5. Significance and Future Directions

Theoretical Significance: The paper bridges the gap between queueing theory and stochastic optimization by providing a rigorous framework for optimizing systems with state-dependent arrival processes and partial observability. The derivation of the IPA estimator for balking customers is a significant theoretical advancement.

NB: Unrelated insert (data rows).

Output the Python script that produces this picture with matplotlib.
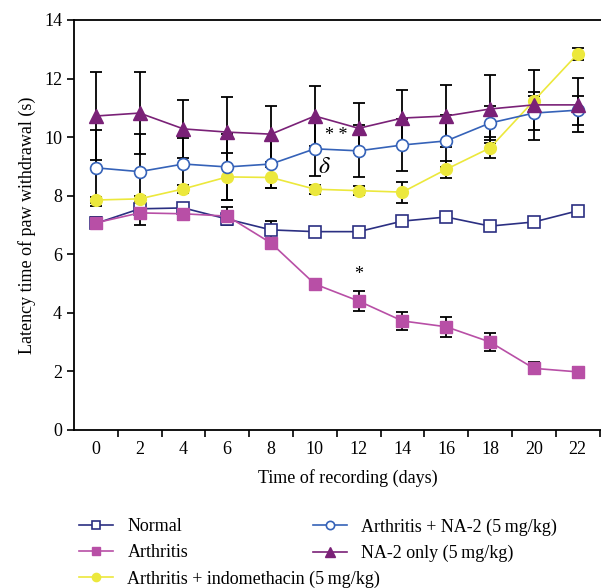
import matplotlib.pyplot as plt
import numpy as np

days = [0, 2, 4, 6, 8, 10, 12, 14, 16, 18, 20, 22]

normal = [7.05, 7.55, 7.58, 7.2, 6.83, 6.77, 6.77, 7.13, 7.27, 6.96, 7.1, 7.48]
normal_err = [0.2, 0.15, 0.1, 0.15, 0.3, 0.1, 0.1, 0.1, 0.1, 0.1, 0.1, 0.1]

arthritis = [7.07, 7.41, 7.38, 7.3, 6.38, 4.98, 4.4, 3.72, 3.52, 3.0, 2.1, 1.98]
arthritis_err = [0.2, 0.4, 0.2, 0.3, 0.1, 0.15, 0.35, 0.3, 0.35, 0.3, 0.2, 0.15]

na2 = [8.95, 8.82, 9.08, 8.98, 9.08, 9.6, 9.53, 9.73, 9.87, 10.48, 10.82, 10.92]
na2_err = [1.3, 1.3, 0.9, 1.14, 0.82, 0.92, 0.9, 0.89, 0.88, 0.57, 0.57, 0.5]

na2_only = [10.72, 10.82, 10.28, 10.17, 10.1, 10.72, 10.3, 10.65, 10.72, 10.96, 11.1, 11.1]
na2_only_err = [1.5, 1.4, 0.98, 1.2, 0.96, 1.02, 0.85, 0.97, 1.07, 1.16, 1.2, 0.93]

indo = [7.85, 7.89, 8.23, 8.64, 8.62, 8.22, 8.17, 8.12, 8.9, 9.63, 11.24, 12.84]
indo_err = [0.1, 0.1, 0.15, 0.8, 0.37, 0.15, 0.15, 0.36, 0.3, 0.36, 0.3, 0.2]

plt.rcParams['font.family'] = ['Liberation Serif', 'DejaVu Serif']
plt.rcParams['mathtext.fontset'] = 'stix'

fig = plt.figure(figsize=(6.01, 5.88), dpi=100)
ax = fig.add_axes([0.123, 0.269, 0.911, 0.697])

series = [
    (normal, normal_err, 'Normal', dict(color='#2b2f82', marker='s', mfc='white', mec='#2b2f82', ms=8.5, mew=1.2)),
    (arthritis, arthritis_err, 'Arthritis', dict(color='#b84fa6', marker='s', mfc='#b84fa6', mec='#b84fa6', ms=8.5)),
    (indo, indo_err, 'Arthritis + indomethacin (5\u2009mg/kg)', dict(color='#ece83c', marker='o', mfc='#ece83c', mec='#ece83c', ms=8.5)),
    (na2, na2_err, 'Arthritis + NA-2 (5\u2009mg/kg)', dict(color='#3562b8', marker='o', mfc='white', mec='#3562b8', ms=8.5, mew=1.2)),
    (na2_only, na2_only_err, 'NA-2 only (5\u2009mg/kg)', dict(color='#7a2177', marker='^', mfc='#7a2177', mec='#7a2177', ms=9.5)),
]

handles = []
for vals, err, label, style in series:
    ax.errorbar(days, vals, yerr=err, fmt='none', ecolor='black', elinewidth=1.3,
                capsize=4, capthick=1.3, zorder=2)
for vals, err, label, style in series:
    h, = ax.plot(days, vals, lw=1.2, label=label, zorder=3, **style)
    handles.append(h)

ax.text(11.0, 9.75, '* *', ha='center', va='bottom', fontsize=13)
ax.text(10.45, 8.95, r'$\delta$', ha='center', va='center', fontsize=17)
ax.text(12.0, 5.0, '*', ha='center', va='bottom', fontsize=13)

ax.set_xlim(-1, 24)
ax.set_ylim(0, 14)
ax.set_yticks(np.arange(0, 15, 2))
ax.set_xticks(np.arange(1, 24, 2))
ax.set_xticklabels([])
ax.set_xticks(days, minor=True)
ax.set_xticklabels([str(d) for d in days], minor=True)
ax.tick_params(axis='x', which='major', direction='out', length=5, width=1.2)
ax.tick_params(axis='x', which='minor', length=0, pad=8, labelsize=13)
ax.tick_params(axis='y', direction='out', length=5, width=1.2, labelsize=13)
ax.spines['right'].set_visible(False)
for s in ['left', 'bottom', 'top']:
    ax.spines[s].set_linewidth(1.3)

ax.set_xlabel('Time of recording (days)', fontsize=13, labelpad=8)
ax.set_ylabel('Latency time of paw withdrawal (s)', fontsize=13, labelpad=6)

leg_kw = dict(loc='upper left', frameon=False, fontsize=13, handlelength=1.9,
              labelspacing=0.5, borderpad=0, handletextpad=0.8, markerscale=0.7)
fig.legend(handles=handles[:3], bbox_to_anchor=(0.116, 0.134), **leg_kw)
fig.legend(handles=handles[3:], bbox_to_anchor=(0.505, 0.134), **leg_kw)

fig.savefig('out.png', dpi=100)
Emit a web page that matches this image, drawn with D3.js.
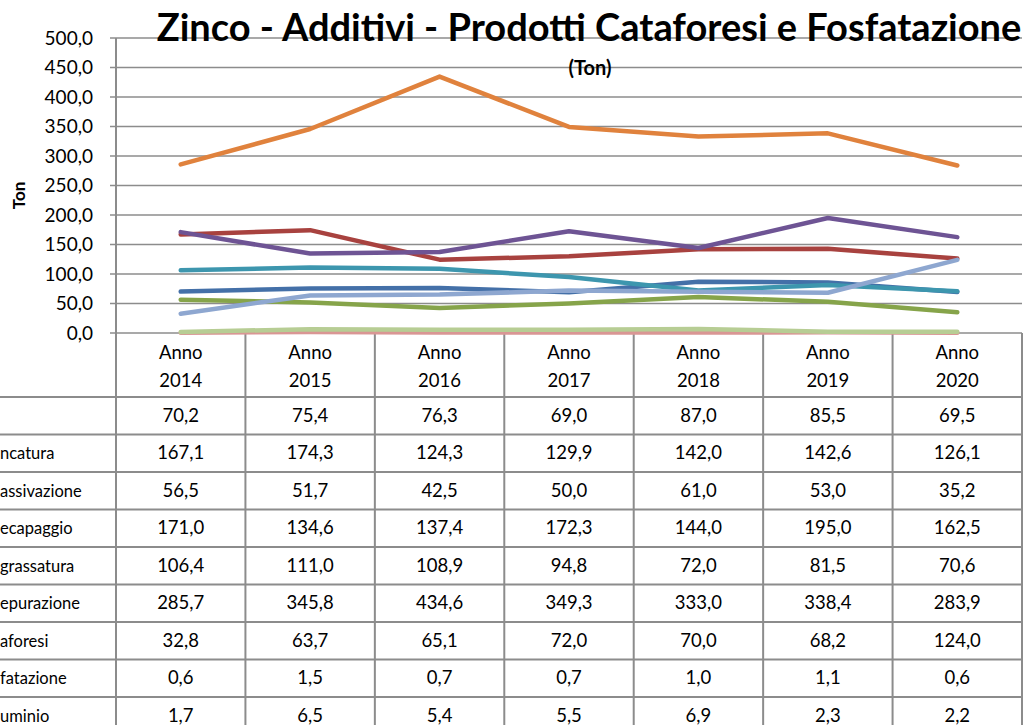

Practical Significance: The proposed algorithm is implementable in real-world settings (e.g., cloud computing, ride-sharing, call centers) where providers must adjust prices dynamically based on observed traffic without knowing the exact underlying demand curve or customer patience distributions.
Future Work:
- Extension to multi-server systems (which complicates the coupling arguments).
- Handling cases where customer parameters (e.g., disutility thresholds) are unknown and must be learned simultaneously with the price (requiring Reinforcement Learning approaches).
- Relaxing the strong concavity assumption on the revenue function.

In summary, this paper provides a robust, theoretically grounded, and practically applicable solution for dynamic pricing in congested service systems, overcoming the challenges of unobserved customer balking through a novel application of Infinitesimal Perturbation Analysis.